Je sais que je ne suis pas souvent là. Ce n’est pas que j’aie tant d’autres choses à faire ailleurs, c’est qu’à force, je suis devenue misanthrope. ARRÊTEZ DE M’APPELER.

Au greffe : Maître Marsein, votre dépôt Just Restart là, ça ne va pas, c’est un autre item pour les annexes.

A l’audience : Maître Marsein, êtes-vous d’accord pour opter pour le débat interactif ?

En rendez-vous : Maît’, vous ne voulez pas me donner votre numéro de GSM, ce serait quand même plus simple pour vous appeler.

A l’école : Madame Marsein, vous auriez une minute pour qu’on puisse parler de votre fille ?

Même mon mari et mes copines s’y mettent ! Mon cœur, on pourrait prendre un moment pour discuter de cette nouvelle opportunité professionnelle ? Gaby, tu serais dispo vendredi pour qu’on aille prendre l’apéro, je dois te raconter…

(Bon, ce dernier exemple est teinté d’une certaine mauvaise foi. Je ne dis jamais non à l’apéro, encore moins quand il s’agit d’aller écouter les dernières aventures Tinder de ma meilleure pote célibataire depuis peu et qui profite un max de sa garde alternée).

Hé bien si j’avais su tout ça, j’aurais profité de chaque seconde de chaque minute de chaque heure de chaque jour de ce silence !

Beethoven, Thomas Edison, Ronald Reagan, Emmanuelle Laborit, Pierre de Ronsard. Tous sourds ! Le bol…

Vous qui me lisez aux toilettes : sachez que c’est le seul endroit où je retrouve le silence.

Non, Martine, je ne suis pas constipée chronique. Je suis misophone ! (ndlr : Misophonie : trouble psychique caractérisé par une aversion à certains sons produits par un autre individu. Quand je vous parlais de névrose !)

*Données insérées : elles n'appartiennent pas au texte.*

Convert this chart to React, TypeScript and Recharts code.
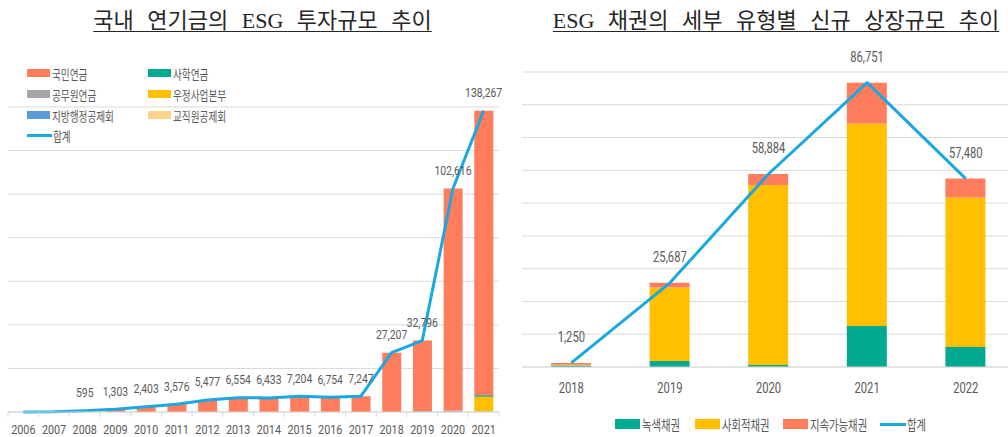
import React from "react";
import { ComposedChart, Bar, Line, XAxis, YAxis, CartesianGrid, LabelList } from "recharts";

// ---------- Left chart data: 국내 연기금의 ESG 투자규모 추이 ----------
const pensionYears = ["2006", "2007", "2008", "2009", "2010", "2011", "2012", "2013", "2014", "2015", "2016", "2017", "2018", "2019", "2020", "2021"];
const npsValues = [30, 150, 595, 1303, 2403, 3576, 5477, 6554, 6433, 7204, 6754, 7247, 27207, 32296, 101916, 130567]; // 국민연금
const teachersPensionValues = [0, 0, 0, 0, 0, 0, 0, 0, 0, 0, 0, 0, 0, 0, 0, 700]; // 사학연금
const civilPensionValues = [0, 0, 0, 0, 0, 0, 0, 0, 0, 0, 0, 0, 0, 500, 700, 300]; // 공무원연금
const postalValues = [0, 0, 0, 0, 0, 0, 0, 0, 0, 0, 0, 0, 0, 0, 0, 6700]; // 우정사업본부
const localGovValues = [0, 0, 0, 0, 0, 0, 0, 0, 0, 0, 0, 0, 0, 0, 0, 0]; // 지방행정공제회
const teachersMutualValues = [0, 0, 0, 0, 0, 0, 0, 0, 0, 0, 0, 0, 0, 0, 0, 0]; // 교직원공제회
const pensionTotal = [30, 150, 595, 1303, 2403, 3576, 5477, 6554, 6433, 7204, 6754, 7247, 27207, 32796, 102616, 138267]; // 합계
const pensionTotalLabels = ["", "", "595", "1,303", "2,403", "3,576", "5,477", "6,554", "6,433", "7,204", "6,754", "7,247", "27,207", "32,796", "102,616", "138,267"];
const pensionTicks = [0, 20000, 40000, 60000, 80000, 100000, 120000, 140000];

// ---------- Right chart data: ESG 채권의 세부 유형별 신규 상장규모 추이 ----------
const bondYears = ["2018", "2019", "2020", "2021", "2022"];
const greenBonds = [450, 1800, 600, 12500, 6100]; // 녹색채권
const socialBonds = [200, 22487, 54934, 61800, 45580]; // 사회적채권
const sustainableBonds = [600, 1400, 3350, 12451, 5800]; // 지속가능채권
const bondTotal = [1250, 25687, 58884, 86751, 57480]; // 합계
const bondTotalLabels = ["1,250", "25,687", "58,884", "86,751", "57,480"];
const bondTicks = [0, 10000, 20000, 30000, 40000, 50000, 60000, 70000, 80000, 90000];

// ---------- styles ----------
const FONT_KR = "'Noto Sans CJK KR', 'Noto Sans', sans-serif";
const FONT_TITLE = "'Liberation Serif', 'Noto Sans CJK KR', serif";
const FONT_NUM = "'Roboto', sans-serif";
const NUM_SCALE = 0.8;
const TEXT = "#595959";
const GRID = "#D9D9D9";
const C_NPS = "#FF7C5C";
const C_TEACH = "#00A98F";
const C_CIVIL = "#A5A5A5";
const C_POSTAL = "#FFC000";
const C_LOCAL = "#5B9BD5";
const C_MUTUAL = "#FFD38C";
const C_LINE = "#1BA7E0";

const pensionData = pensionYears.map((year, i) => ({
  year,
  nps: npsValues[i],
  teach: teachersPensionValues[i],
  civil: civilPensionValues[i],
  postal: postalValues[i],
  local: localGovValues[i],
  mutual: teachersMutualValues[i],
  total: pensionTotal[i],
  label: pensionTotalLabels[i],
}));

const bondData = bondYears.map((year, i) => ({
  year,
  green: greenBonds[i],
  social: socialBonds[i],
  sust: sustainableBonds[i],
  total: bondTotal[i],
  label: bondTotalLabels[i],
}));

// left chart geometry
const L_W = 505;
const L_M = { top: 107, right: 6, left: 8, bottom: 0 };
const L_BAND = (L_W - L_M.left - L_M.right) / pensionYears.length;
const L_TICK_MARGIN = 12;

// right chart geometry
const R_W = 520;
const R_M = { top: 72, right: 5, left: 22, bottom: 0 };
const R_TICK_MARGIN = 16;

function NarrowText({ x, y, size, children, dy, baseline }: any) {
  return (
    <text
      transform={`translate(${x},${y}) scale(${NUM_SCALE},1)`}
      textAnchor="middle"
      dy={dy}
      dominantBaseline={baseline}
      fontSize={size}
      fill={TEXT}
      fontFamily={FONT_NUM}
    >
      {children}
    </text>
  );
}

function PensionTick(props: any) {
  const { x, y, payload, index } = props;
  const half = L_BAND / 2;
  const axisY = y - L_TICK_MARGIN;
  return (
    <g>
      <line x1={x - half} x2={x - half} y1={axisY} y2={axisY + 5} stroke={GRID} />
      {index === pensionYears.length - 1 && (
        <line x1={x + half} x2={x + half} y1={axisY} y2={axisY + 5} stroke={GRID} />
      )}
      <NarrowText x={x} y={y} size={13.5} dy="0.71em">{payload.value}</NarrowText>
    </g>
  );
}

function BondTick(props: any) {
  const { x, y, payload } = props;
  return <NarrowText x={x} y={y} size={14} dy="0.71em">{payload.value}</NarrowText>;
}

const makeLabel = (offset: number, fontSize: number) => (props: any) => {
  const { x, y, value } = props;
  if (!value) return null;
  return <NarrowText x={x} y={y - offset} size={fontSize} baseline="central">{value}</NarrowText>;
};

const pensionLegend = [
  { name: "국민연금", color: C_NPS, type: "rect", col: 0, row: 0 },
  { name: "사학연금", color: C_TEACH, type: "rect", col: 1, row: 0 },
  { name: "공무원연금", color: C_CIVIL, type: "rect", col: 0, row: 1 },
  { name: "우정사업본부", color: C_POSTAL, type: "rect", col: 1, row: 1 },
  { name: "지방행정공제회", color: C_LOCAL, type: "rect", col: 0, row: 2 },
  { name: "교직원공제회", color: C_MUTUAL, type: "rect", col: 1, row: 2 },
  { name: "합계", color: C_LINE, type: "line", col: 0, row: 3 },
];
const L_LEG_X = [27, 148];
const L_LEG_Y = [73, 94, 115, 135];

const bondLegend = [
  { name: "녹색채권", color: C_TEACH, type: "rect" },
  { name: "사회적채권", color: C_POSTAL, type: "rect" },
  { name: "지속가능채권", color: C_NPS, type: "rect" },
  { name: "합계", color: C_LINE, type: "line" },
];
const R_LEG_X = [615, 695, 783, 880];
const R_LEG_Y = 424;

function LegendText({ children, size }: { children: any; size: number }) {
  return (
    <span
      style={{
        display: "inline-block",
        fontFamily: FONT_KR,
        fontSize: size,
        color: TEXT,
        transform: "scaleX(0.74)",
        transformOrigin: "left center",
        whiteSpace: "nowrap",
        lineHeight: 1,
      }}
    >
      {children}
    </span>
  );
}

const titleStyle: React.CSSProperties = {
  position: "absolute",
  top: 7,
  textAlign: "center",
  fontFamily: FONT_TITLE,
  fontSize: 22,
  lineHeight: "27px",
  color: "#262626",
  textDecoration: "underline",
  textDecorationThickness: 1,
  textUnderlineOffset: 3,
  wordSpacing: 8,
  whiteSpace: "nowrap",
};

export default function App() {
  return (
    <div style={{ position: "absolute", left: 0, top: 0, width: 1008, height: 437, overflow: "hidden", background: "#fff" }}>
      {/* Titles */}
      <div style={{ ...titleStyle, left: 0, width: 525 }}>국내 연기금의 ESG 투자규모 추이</div>
      <div style={{ ...titleStyle, left: 540, width: 472 }}>ESG 채권의 세부 유형별 신규 상장규모 추이</div>

      {/* Left chart */}
      <div style={{ position: "absolute", left: 0, top: 0 }}>
        <ComposedChart width={L_W} height={437} data={pensionData} margin={L_M}>
          <CartesianGrid vertical={false} stroke={GRID} />
          <XAxis
            dataKey="year" height={25} interval={0} tickSize={0} tickMargin={L_TICK_MARGIN}
            axisLine={{ stroke: GRID }} tickLine={false} tick={<PensionTick />}
          />
          <YAxis hide domain={[0, 140000]} ticks={pensionTicks} />
          <Bar dataKey="civil" stackId="p" fill={C_CIVIL} barSize={19} isAnimationActive={false} />
          <Bar dataKey="postal" stackId="p" fill={C_POSTAL} barSize={19} isAnimationActive={false} />
          <Bar dataKey="teach" stackId="p" fill={C_TEACH} barSize={19} isAnimationActive={false} />
          <Bar dataKey="local" stackId="p" fill={C_LOCAL} barSize={19} isAnimationActive={false} />
          <Bar dataKey="mutual" stackId="p" fill={C_MUTUAL} barSize={19} isAnimationActive={false} />
          <Bar dataKey="nps" stackId="p" fill={C_NPS} barSize={19} isAnimationActive={false} />
          <Line dataKey="total" stroke={C_LINE} strokeWidth={3} dot={false} activeDot={false} isAnimationActive={false} strokeLinejoin="round">
            <LabelList dataKey="label" content={makeLabel(18, 13)} />
          </Line>
        </ComposedChart>
      </div>

      {/* Left legend */}
      {pensionLegend.map((item) => (
        <div
          key={item.name}
          style={{ position: "absolute", left: L_LEG_X[item.col], top: L_LEG_Y[item.row] - 8, height: 16, display: "flex", alignItems: "center" }}
        >
          {item.type === "rect" ? (
            <div style={{ width: 23, height: 8, background: item.color, marginRight: 2 }} />
          ) : (
            <div style={{ width: 25, height: 3, background: item.color, marginRight: 1 }} />
          )}
          <LegendText size={13}>{item.name}</LegendText>
        </div>
      ))}

      {/* Right chart */}
      <div style={{ position: "absolute", left: 500, top: 0 }}>
        <ComposedChart width={R_W} height={437} data={bondData} margin={R_M}>
          <CartesianGrid vertical={false} stroke={GRID} />
          <XAxis
            dataKey="year" height={70} interval={0} tickSize={0} tickMargin={R_TICK_MARGIN}
            axisLine={{ stroke: GRID }} tickLine={false} tick={<BondTick />}
          />
          <YAxis hide domain={[0, 90000]} ticks={bondTicks} />
          <Bar dataKey="green" stackId="b" fill={C_TEACH} barSize={40} isAnimationActive={false} />
          <Bar dataKey="social" stackId="b" fill={C_POSTAL} barSize={40} isAnimationActive={false} />
          <Bar dataKey="sust" stackId="b" fill={C_NPS} barSize={40} isAnimationActive={false} />
          <Line dataKey="total" stroke={C_LINE} strokeWidth={3} dot={false} activeDot={false} isAnimationActive={false} strokeLinejoin="round">
            <LabelList dataKey="label" content={makeLabel(26, 14)} />
          </Line>
        </ComposedChart>
      </div>

      {/* Right legend */}
      {bondLegend.map((item, i) => (
        <div
          key={item.name}
          style={{ position: "absolute", left: R_LEG_X[i], top: R_LEG_Y - 8, height: 16, display: "flex", alignItems: "center" }}
        >
          {item.type === "rect" ? (
            <div style={{ width: 25, height: 10, background: item.color, marginRight: 2 }} />
          ) : (
            <div style={{ width: 26, height: 3, background: item.color, marginRight: 1 }} />
          )}
          <LegendText size={14}>{item.name}</LegendText>
        </div>
      ))}
    </div>
  );
}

Inutile de vous dire que sur ma wish list de Noël, je n’y suis pas allée par 4 chemins. Cette année, je me fous éperdument d’une journée au Spa, du magnifique kimono à paillettes des Blondinettes ou d’une dégustation de vins. Non, là, j’ai mis le paquet.

J’ai demandé des bouchons d’oreille.